INDISPENSABLE EVIDENCE — STATUTE OF FRAUDS
9-506. Original obligations — Writing not needed. A promise to answer for the obligation of another, in any of the following cases, is deemed an original obligation of the promisor, and need not be in writing:
1. Where the promise is made by one who has received property of another upon an undertaking to apply it pursuant to such promise; or by one who has received a discharge from an obligation in whole or in part, in consideration of such promise.
2. Where the creditor parts with value, or enters into an obligation, in consideration of the obligations in respect to which the promise is made, in terms or under circumstances such as to render the party making the promise the principal debtor, and the person in whose behalf it is made, his surety.
3. Where the promise, being for an antecedent obligation of another, is made upon the consideration that the party receiving it cancels the antecedent obligation, accepting the new promise as a substitute therefor; or upon the consideration that the party receiving it releases the property of another from a levy, or his person from imprisonment under an execution on a judgment obtained upon the antecedent obligation; or upon a consideration beneficial to the promisor, whether moving from either party to the antecedent obligation, or from another person.

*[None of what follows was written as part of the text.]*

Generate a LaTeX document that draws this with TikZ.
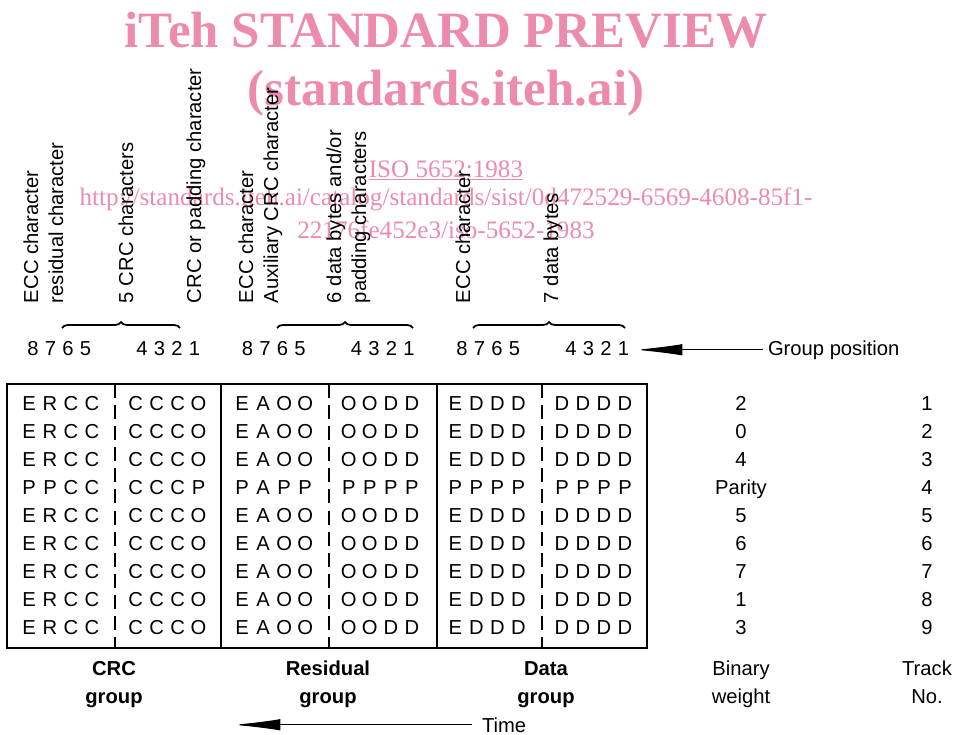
\documentclass[tikz,border=0pt]{standalone}
\usepackage{fontspec}
\setmainfont{Liberation Sans}
\newfontfamily\wmfont{Liberation Serif}
\usetikzlibrary{arrows.meta,decorations.pathreplacing}
\definecolor{wmpink}{RGB}{236,140,170}

% one row of the table: six groups of four characters
\def\plainrow{E/R/C/C, C/C/C/O, E/A/O/O, O/O/D/D, E/D/D/D, D/D/D/D}
\def\parityrow{P/P/C/C, C/C/C/P, P/A/P/P, P/P/P/P, P/P/P/P, P/P/P/P}

\begin{document}
\begin{tikzpicture}[x=0.02cm,y=-0.02cm,
  every node/.style={inner sep=0pt,outer sep=0pt},
  lbl/.style={font=\fontsize{11.5}{13}\selectfont},
  vlbl/.style={lbl,rotate=90,anchor=base west},
  cell/.style={lbl,anchor=base},
  boldcell/.style={cell,font=\fontsize{11.5}{13}\selectfont\bfseries},
  grpbrace/.style={decorate,decoration={brace,amplitude=0.12cm},line width=1pt},
  bigarrow/.style={-{Latex[length=27pt,width=6.5pt]},line width=0.6pt},
  dashline/.style={line width=0.8pt,dash pattern=on 8pt off 4pt},
  wmhead/.style={wmpink,anchor=base,font=\wmfont\bfseries\fontsize{29}{32}\selectfont},
  wmurl/.style={wmpink,anchor=base,font=\wmfont\fontsize{14.3}{16}\selectfont}]
\useasboundingbox (0,0) rectangle (957,734);

% watermark
\node[wmhead] (wm1) at (446,47) {iTeh STANDARD PREVIEW};
\node[wmhead] (wm2) at (446,105) {(standards.iteh.ai)};
\node[wmurl] (wm3) at (446,177) {\underline{ISO 5652:1983}};
\node[wmurl] (wm4) at (446,205) {http://standards.iteh.ai/catalog/standards/sist/0d472529-6569-4608-85f1-};
\node[wmurl] (wm5) at (446,238) {22176fe452e3/iso-5652-1983};

% character names
\node[vlbl] (eccA) at (38,303) {ECC character};
\node[vlbl] (resA) at (63,303) {residual character};
\node[vlbl] (crcA) at (133,303) {5 CRC characters};
\node[vlbl] (padA) at (201,303) {CRC or padding character};
\node[vlbl] (eccB) at (253,303) {ECC character};
\node[vlbl] (auxB) at (278,303) {Auxiliary CRC character};
\node[vlbl] (datB) at (341,303) {6 data bytes and/or};
\node[vlbl] (padB) at (366,303) {padding characters};
\node[vlbl] (eccC) at (470,303) {ECC character};
\node[vlbl] (datC) at (558,303) {7 data bytes};

% braces over the groups
\draw[grpbrace] (62,328) -- (180,328);
\draw[grpbrace] (277,328) -- (413,328);
\draw[grpbrace] (473,328) -- (625,328);

% group positions
\foreach \g in {0,1,2}{
  \foreach \d [count=\i from 0] in {8,7,6,5}
    \node[cell] (gp-\g-\d) at ({33+214.5*\g+17.5*\i},355) {\d};
  \foreach \d [count=\i from 0] in {4,3,2,1}
    \node[cell] (gp-\g-\d) at ({142+214.5*\g+17.5*\i},355) {\d};
}
\node[cell,anchor=base west] (gpos) at (768,355) {Group position};
\coordinate (gpend) at (635,348);
\draw[bigarrow] ([xshift=-0.1cm]gpos.west) -- (gpend |- gpos.west);

% the table
\draw[line width=1.4pt] (7,384) rectangle (647,648);
\foreach \x in {221,437} \draw[line width=0.9pt] (\x,384) -- (\x,648);
\foreach \x in {115,329,542} \draw[dashline] (\x,384) -- (\x,648);

\foreach \r in {0,...,8}{
  \ifnum\r=3 \let\row\parityrow \else \let\row\plainrow \fi
  \foreach \la/\lb/\lc/\ld [count=\h from 0] in \row {
    \node[cell] (t-\r-\h-a) at ({29+106.6*\h},{410+28*\r}) {\la};
    \node[cell] (t-\r-\h-b) at ({50+106.6*\h},{410+28*\r}) {\lb};
    \node[cell] (t-\r-\h-c) at ({71+106.6*\h},{410+28*\r}) {\lc};
    \node[cell] (t-\r-\h-d) at ({92+106.6*\h},{410+28*\r}) {\ld};
  }
}

% binary weight and track number
\foreach \w [count=\r from 0] in {2,0,4,Parity,5,6,7,1,3}
  \node[cell] (bw-\r) at (741,{410+28*\r}) {\w};
\foreach \t [count=\r from 0] in {1,...,9}
  \node[cell] (tn-\r) at (927,{410+28*\r}) {\t};

% captions
\node[boldcell] (crcgrp1) at (114,675) {CRC};
\node[boldcell] (crcgrp2) at (114,703) {group};
\node[boldcell] (resgrp1) at (328,675) {Residual};
\node[boldcell] (resgrp2) at (328,703) {group};
\node[boldcell] (datgrp1) at (546,675) {Data};
\node[boldcell] (datgrp2) at (546,703) {group};
\node[cell] (binw1) at (741,675) {Binary};
\node[cell] (binw2) at (741,703) {weight};
\node[cell] (trk1) at (927,675) {Track};
\node[cell] (trk2) at (927,703) {No.};

% time arrow
\node[cell,anchor=base west] (time) at (482,732) {Time};
\coordinate (timeend) at (233,726);
\draw[bigarrow] ([xshift=-0.2cm]time.west) -- (timeend |- time.west);
\end{tikzpicture}
\end{document}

4. Where a factor undertakes, for a commission, to sell merchandise and guarantee the sale.
5. Where the holder of an instrument for the payment of money, upon which a third person is, or may become, liable to him, transfers it in payment of a precedent debt of his own, or for a new consideration and in connection with such transfer, enters into a promise respecting such instrument.
[(9-506) C.C.P. 1881, sec. 938; R.S., R.C., & C.L., sec. 6010; C.S., sec. 7977; I.C.A., sec. 16-506.]